Work required: What is needed is the run of lines from the one containing "Output the Python" through the one containing "import plotly.graph_objects as go", echoed exactly, with both ends kept and nothing added.

(Stored entries)
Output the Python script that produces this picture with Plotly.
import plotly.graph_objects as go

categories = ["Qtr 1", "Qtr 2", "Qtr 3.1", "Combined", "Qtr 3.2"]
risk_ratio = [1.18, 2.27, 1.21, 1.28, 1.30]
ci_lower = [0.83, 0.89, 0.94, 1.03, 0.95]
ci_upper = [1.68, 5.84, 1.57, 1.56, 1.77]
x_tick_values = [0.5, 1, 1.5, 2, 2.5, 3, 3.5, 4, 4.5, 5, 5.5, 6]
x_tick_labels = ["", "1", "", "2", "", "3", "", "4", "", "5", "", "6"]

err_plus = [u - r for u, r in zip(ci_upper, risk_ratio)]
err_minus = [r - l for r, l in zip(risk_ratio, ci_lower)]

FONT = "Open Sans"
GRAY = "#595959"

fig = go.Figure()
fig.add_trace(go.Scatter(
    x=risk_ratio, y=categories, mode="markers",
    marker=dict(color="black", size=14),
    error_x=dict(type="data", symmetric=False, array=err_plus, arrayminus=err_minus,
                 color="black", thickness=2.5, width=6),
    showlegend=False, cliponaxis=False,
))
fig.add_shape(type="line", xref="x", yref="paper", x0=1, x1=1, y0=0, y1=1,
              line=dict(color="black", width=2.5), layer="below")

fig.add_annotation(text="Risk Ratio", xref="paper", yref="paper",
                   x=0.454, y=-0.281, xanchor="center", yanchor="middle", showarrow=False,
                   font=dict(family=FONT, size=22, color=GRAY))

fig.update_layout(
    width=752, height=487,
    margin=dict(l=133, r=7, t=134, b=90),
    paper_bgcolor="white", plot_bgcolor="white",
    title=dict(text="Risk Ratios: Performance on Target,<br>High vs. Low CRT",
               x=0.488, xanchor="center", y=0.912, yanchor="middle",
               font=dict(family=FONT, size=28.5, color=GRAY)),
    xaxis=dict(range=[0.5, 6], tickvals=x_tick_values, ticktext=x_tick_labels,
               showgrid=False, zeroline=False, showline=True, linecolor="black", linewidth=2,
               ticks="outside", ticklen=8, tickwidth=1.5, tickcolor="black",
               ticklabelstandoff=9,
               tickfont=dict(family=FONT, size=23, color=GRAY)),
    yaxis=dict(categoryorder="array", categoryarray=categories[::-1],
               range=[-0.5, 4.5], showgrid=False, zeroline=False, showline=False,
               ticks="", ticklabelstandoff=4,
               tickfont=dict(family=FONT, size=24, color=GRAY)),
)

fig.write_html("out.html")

...

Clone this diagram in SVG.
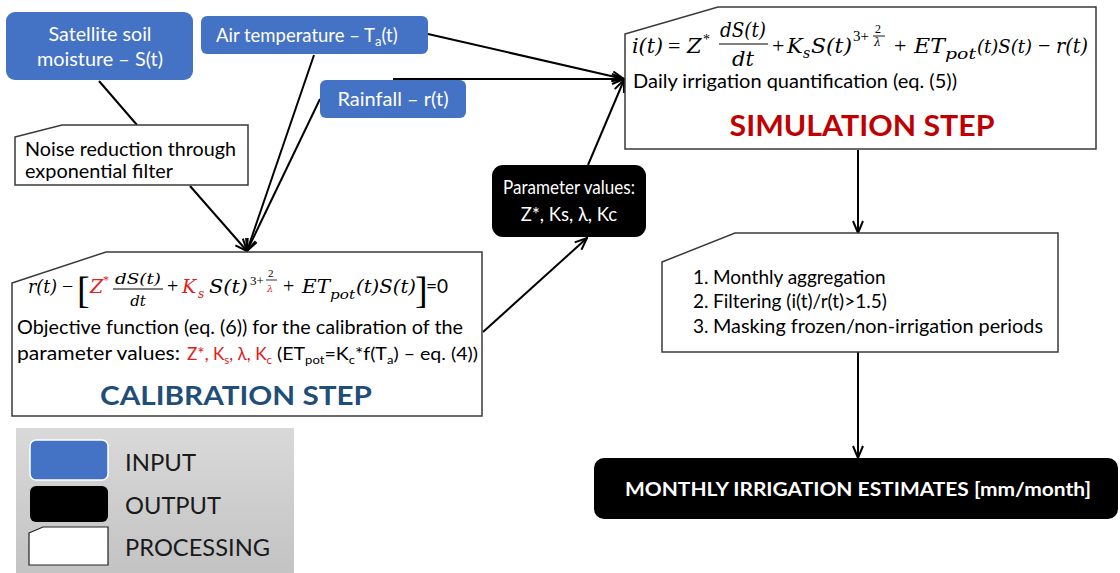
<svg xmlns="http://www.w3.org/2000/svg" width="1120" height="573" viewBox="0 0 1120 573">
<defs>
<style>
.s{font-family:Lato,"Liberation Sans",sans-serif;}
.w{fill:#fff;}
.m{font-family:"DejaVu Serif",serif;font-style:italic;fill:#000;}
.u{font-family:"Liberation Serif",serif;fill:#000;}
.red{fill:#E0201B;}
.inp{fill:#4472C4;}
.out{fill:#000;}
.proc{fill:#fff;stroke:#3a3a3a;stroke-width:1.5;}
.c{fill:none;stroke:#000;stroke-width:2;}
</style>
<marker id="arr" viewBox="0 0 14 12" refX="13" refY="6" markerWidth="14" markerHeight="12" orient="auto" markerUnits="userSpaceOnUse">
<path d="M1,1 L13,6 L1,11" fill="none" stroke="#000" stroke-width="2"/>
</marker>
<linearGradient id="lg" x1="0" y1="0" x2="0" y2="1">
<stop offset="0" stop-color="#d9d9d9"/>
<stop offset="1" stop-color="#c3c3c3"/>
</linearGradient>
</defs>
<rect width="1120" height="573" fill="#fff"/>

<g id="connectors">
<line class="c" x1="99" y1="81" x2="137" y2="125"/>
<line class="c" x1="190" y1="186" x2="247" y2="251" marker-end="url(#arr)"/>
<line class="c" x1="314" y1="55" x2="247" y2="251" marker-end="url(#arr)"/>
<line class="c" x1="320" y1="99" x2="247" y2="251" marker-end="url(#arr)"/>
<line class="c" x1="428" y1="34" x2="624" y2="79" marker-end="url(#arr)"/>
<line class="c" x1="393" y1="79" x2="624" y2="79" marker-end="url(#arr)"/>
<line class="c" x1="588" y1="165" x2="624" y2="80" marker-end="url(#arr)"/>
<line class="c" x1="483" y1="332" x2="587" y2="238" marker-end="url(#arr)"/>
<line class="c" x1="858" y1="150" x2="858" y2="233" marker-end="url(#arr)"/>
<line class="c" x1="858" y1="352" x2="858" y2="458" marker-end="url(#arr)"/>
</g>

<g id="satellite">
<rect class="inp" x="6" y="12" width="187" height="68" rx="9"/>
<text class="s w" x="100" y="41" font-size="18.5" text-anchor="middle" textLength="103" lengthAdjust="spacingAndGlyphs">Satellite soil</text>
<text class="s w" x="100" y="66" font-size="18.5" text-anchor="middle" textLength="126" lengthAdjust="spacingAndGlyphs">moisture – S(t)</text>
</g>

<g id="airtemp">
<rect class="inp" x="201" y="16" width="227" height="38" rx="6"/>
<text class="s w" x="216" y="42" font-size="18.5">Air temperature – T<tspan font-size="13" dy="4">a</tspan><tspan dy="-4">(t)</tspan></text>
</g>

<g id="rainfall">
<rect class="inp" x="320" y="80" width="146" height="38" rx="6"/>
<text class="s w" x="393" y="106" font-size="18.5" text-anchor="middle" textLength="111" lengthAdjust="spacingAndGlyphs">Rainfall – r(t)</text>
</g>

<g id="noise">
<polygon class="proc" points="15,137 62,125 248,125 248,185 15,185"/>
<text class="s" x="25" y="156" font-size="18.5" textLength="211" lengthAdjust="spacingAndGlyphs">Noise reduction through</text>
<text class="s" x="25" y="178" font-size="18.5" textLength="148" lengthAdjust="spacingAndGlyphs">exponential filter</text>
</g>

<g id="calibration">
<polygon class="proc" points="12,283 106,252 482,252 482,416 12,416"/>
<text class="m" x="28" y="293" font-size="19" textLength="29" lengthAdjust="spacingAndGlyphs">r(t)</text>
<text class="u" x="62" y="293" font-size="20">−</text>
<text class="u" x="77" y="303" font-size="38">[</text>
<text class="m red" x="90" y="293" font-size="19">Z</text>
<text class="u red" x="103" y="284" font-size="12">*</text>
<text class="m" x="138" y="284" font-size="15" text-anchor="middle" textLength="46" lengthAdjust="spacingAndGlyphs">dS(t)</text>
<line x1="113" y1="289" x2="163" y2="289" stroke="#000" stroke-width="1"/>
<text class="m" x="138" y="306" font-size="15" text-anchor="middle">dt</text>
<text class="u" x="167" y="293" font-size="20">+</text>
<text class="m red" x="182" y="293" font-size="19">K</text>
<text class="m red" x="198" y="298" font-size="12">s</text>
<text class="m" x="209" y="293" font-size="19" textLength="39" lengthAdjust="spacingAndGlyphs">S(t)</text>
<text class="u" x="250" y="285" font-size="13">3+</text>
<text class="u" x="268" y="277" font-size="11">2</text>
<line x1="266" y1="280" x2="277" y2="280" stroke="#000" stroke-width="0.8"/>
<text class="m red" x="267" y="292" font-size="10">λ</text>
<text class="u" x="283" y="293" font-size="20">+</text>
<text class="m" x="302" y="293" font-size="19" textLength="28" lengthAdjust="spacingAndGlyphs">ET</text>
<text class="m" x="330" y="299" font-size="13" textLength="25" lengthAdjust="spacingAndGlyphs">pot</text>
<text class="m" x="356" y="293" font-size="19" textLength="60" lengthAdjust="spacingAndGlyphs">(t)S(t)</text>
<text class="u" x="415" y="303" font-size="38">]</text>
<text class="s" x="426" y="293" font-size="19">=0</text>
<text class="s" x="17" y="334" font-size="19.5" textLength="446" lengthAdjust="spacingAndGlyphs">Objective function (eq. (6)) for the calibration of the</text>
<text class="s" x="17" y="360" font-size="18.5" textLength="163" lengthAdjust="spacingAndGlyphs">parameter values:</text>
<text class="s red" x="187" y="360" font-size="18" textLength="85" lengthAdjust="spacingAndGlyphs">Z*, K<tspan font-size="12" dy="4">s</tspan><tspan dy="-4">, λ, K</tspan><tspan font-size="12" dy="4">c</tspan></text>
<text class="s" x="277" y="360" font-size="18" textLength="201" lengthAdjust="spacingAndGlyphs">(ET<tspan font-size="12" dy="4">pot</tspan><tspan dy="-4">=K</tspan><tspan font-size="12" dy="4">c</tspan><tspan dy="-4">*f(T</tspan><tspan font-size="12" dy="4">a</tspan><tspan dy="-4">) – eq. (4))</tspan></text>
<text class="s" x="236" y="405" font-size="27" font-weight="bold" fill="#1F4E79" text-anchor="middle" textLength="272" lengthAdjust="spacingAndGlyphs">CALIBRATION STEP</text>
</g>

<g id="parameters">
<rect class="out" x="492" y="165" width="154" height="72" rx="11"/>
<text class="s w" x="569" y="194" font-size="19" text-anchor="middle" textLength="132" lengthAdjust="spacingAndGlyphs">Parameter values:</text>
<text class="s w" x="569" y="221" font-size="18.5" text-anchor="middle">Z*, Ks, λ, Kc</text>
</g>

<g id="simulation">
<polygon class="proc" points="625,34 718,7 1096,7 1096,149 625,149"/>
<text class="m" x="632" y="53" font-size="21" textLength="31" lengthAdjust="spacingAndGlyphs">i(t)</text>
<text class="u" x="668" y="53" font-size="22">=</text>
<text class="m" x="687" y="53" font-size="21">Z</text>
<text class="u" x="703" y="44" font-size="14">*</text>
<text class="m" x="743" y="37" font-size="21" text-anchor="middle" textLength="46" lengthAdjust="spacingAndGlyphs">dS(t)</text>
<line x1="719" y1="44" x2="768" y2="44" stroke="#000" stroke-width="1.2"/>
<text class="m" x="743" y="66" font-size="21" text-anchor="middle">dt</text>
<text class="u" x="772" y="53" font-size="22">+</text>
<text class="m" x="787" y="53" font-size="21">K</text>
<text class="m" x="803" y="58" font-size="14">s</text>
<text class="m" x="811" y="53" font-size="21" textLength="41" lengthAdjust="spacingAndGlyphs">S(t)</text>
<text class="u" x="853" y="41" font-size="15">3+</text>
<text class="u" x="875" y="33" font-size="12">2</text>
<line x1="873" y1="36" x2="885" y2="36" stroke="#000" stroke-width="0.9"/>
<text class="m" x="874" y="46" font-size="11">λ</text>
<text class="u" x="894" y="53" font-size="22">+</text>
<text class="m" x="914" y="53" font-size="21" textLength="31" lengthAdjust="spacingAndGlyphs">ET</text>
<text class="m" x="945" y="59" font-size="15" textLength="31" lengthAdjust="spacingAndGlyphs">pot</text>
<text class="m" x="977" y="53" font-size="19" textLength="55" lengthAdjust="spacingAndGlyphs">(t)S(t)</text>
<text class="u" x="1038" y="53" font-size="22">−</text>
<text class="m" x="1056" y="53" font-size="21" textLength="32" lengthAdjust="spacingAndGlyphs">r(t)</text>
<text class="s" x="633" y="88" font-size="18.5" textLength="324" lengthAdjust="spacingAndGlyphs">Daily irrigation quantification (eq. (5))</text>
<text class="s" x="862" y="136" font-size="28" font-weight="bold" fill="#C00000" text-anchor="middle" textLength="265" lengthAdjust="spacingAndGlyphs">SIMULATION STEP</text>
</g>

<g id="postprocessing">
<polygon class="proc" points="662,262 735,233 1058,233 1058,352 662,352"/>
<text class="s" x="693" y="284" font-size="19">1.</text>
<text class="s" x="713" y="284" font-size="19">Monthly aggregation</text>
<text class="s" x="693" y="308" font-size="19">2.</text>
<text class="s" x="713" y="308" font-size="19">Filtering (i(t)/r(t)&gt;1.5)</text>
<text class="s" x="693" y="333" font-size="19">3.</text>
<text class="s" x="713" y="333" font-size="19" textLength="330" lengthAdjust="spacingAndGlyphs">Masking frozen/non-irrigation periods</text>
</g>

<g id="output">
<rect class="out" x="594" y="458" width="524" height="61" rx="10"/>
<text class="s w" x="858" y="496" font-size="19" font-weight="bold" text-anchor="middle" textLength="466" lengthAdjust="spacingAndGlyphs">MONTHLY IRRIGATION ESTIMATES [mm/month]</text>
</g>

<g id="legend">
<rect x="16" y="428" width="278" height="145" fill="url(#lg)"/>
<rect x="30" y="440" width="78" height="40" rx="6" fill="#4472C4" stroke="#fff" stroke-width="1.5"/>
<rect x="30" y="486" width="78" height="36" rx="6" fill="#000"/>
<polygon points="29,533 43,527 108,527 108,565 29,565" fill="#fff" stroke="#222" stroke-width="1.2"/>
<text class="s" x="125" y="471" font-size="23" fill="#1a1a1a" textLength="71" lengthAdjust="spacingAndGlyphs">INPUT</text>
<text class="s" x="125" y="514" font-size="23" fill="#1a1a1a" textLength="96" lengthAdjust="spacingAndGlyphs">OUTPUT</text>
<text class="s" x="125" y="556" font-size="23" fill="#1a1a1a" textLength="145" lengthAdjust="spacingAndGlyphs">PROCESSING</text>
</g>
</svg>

* * *

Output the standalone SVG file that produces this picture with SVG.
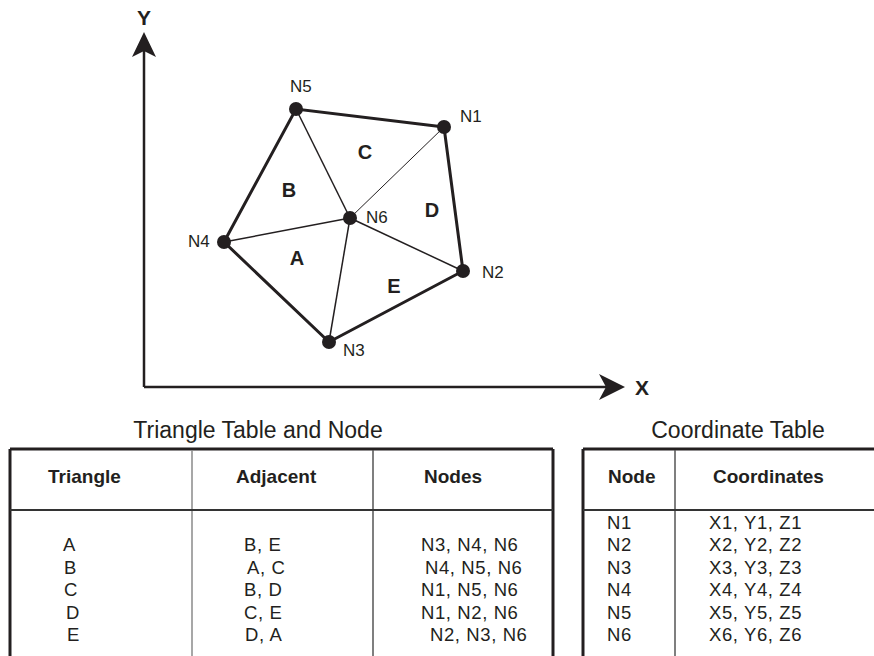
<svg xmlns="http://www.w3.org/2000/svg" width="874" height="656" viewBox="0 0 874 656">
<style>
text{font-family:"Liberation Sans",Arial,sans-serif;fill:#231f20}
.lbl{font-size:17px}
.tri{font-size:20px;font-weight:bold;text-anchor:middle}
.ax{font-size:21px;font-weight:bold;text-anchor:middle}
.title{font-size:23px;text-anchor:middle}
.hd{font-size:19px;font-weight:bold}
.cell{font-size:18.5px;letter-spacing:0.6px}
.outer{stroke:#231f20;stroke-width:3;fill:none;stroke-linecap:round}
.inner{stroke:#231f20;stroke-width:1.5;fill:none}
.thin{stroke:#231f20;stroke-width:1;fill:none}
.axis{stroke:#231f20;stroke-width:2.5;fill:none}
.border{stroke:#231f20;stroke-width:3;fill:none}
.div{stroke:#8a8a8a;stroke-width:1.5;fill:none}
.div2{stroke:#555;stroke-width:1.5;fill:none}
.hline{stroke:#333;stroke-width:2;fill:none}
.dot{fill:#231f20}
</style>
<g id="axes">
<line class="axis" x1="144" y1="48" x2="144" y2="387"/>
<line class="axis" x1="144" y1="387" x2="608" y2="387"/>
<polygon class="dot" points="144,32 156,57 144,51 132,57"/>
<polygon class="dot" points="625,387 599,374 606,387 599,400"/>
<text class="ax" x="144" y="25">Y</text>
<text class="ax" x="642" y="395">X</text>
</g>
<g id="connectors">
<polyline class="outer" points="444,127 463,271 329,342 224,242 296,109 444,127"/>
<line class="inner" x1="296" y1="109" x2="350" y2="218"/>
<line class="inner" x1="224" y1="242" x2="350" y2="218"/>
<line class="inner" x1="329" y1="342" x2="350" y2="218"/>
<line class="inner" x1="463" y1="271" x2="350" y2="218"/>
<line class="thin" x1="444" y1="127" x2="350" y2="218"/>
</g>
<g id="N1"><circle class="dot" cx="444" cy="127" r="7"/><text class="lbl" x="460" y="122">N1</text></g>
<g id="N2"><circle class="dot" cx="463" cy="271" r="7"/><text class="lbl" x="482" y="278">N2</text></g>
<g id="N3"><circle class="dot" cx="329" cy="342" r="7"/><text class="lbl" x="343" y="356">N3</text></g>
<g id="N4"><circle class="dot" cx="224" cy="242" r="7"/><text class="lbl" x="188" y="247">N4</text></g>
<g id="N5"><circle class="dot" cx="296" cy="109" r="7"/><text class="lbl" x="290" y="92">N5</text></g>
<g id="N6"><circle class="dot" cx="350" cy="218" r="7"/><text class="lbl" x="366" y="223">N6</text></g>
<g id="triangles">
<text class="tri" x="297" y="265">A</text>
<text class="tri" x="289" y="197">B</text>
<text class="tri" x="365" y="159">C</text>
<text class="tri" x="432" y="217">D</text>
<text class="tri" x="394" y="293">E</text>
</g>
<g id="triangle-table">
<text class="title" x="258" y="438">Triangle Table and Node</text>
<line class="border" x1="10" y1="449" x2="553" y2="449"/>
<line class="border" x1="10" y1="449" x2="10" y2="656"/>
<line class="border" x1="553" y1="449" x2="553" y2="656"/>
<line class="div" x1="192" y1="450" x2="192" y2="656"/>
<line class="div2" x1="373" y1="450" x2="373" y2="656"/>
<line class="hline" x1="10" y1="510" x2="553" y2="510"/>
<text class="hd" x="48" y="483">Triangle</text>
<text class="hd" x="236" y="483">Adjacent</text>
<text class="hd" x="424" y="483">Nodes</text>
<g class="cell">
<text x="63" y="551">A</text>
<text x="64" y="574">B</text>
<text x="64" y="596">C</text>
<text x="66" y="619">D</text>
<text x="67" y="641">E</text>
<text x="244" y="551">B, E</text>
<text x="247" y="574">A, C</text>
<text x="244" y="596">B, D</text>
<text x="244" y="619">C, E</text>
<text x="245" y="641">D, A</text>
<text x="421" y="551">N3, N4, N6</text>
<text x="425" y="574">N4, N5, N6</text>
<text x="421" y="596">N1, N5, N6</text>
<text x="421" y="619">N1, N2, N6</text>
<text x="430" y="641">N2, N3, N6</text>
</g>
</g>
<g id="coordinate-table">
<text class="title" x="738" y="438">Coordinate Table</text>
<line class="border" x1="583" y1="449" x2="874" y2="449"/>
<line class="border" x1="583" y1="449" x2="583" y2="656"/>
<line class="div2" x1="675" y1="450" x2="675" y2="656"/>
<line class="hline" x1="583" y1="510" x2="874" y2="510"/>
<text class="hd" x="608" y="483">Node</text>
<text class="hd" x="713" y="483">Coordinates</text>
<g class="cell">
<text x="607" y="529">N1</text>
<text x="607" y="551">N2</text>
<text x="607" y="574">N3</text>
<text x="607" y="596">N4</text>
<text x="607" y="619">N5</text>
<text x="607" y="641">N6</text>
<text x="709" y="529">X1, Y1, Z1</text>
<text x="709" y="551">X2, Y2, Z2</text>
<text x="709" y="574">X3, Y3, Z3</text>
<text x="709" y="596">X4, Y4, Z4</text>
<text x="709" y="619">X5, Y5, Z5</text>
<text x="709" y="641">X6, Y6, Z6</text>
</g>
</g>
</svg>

Answer to this task:
Output the Python script that produces this picture with Plotly.
import plotly.graph_objects as go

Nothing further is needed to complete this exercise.